Strengthening Your Security Posture with HITRUST Principles

Organizations pursuing security excellence in regulated industries will find HITRUST provides a comprehensive roadmap connecting technical security controls to business risk and regulatory requirements. The framework's value extends beyond certification itself to the systematic security improvements organizations make during implementation. By following HITRUST guidance, DevSecOps teams develop mature security practices that protect against real-world threats while satisfying auditors and regulators.

The investment required for HITRUST certification pays dividends through reduced vendor assessment burden, improved security posture, and access to markets that require demonstrated compliance.

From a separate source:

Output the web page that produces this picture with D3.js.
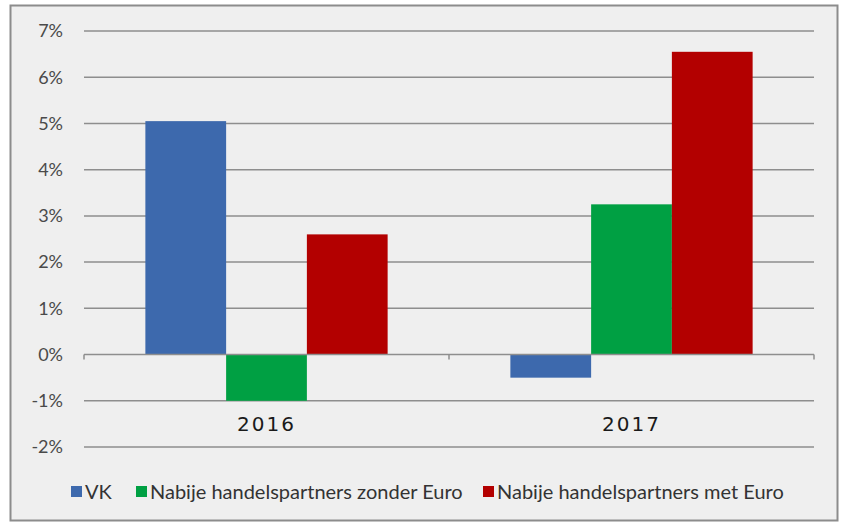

For security directors and team leads, HITRUST provides a framework for explaining security investments to executive leadership in terms of risk reduction and business enablement rather than technical necessity alone.

As software supply chain attacks continue to increase in frequency and sophistication, frameworks like HITRUST that address vendor risk management and supply chain security become increasingly relevant — even for organizations outside traditionally regulated industries. The systematic approach to identifying dependencies, assessing their security, and implementing controls to manage supply chain risks provides value regardless of specific regulatory requirements. Organizations implementing HITRUST principles develop resilience against supply chain compromises that threaten organizations across all sectors.

For teams building and securing modern applications, HITRUST certification demonstrates a commitment to security that resonates with customers, partners, and regulators. The framework provides structure for security programs while remaining flexible enough to accommodate diverse technology stacks and deployment models. As healthcare and other regulated industries continue adopting cloud-native technologies and modern development practices, HITRUST evolves to address emerging security challenges while maintaining the comprehensive approach that makes it valuable for risk management and compliance.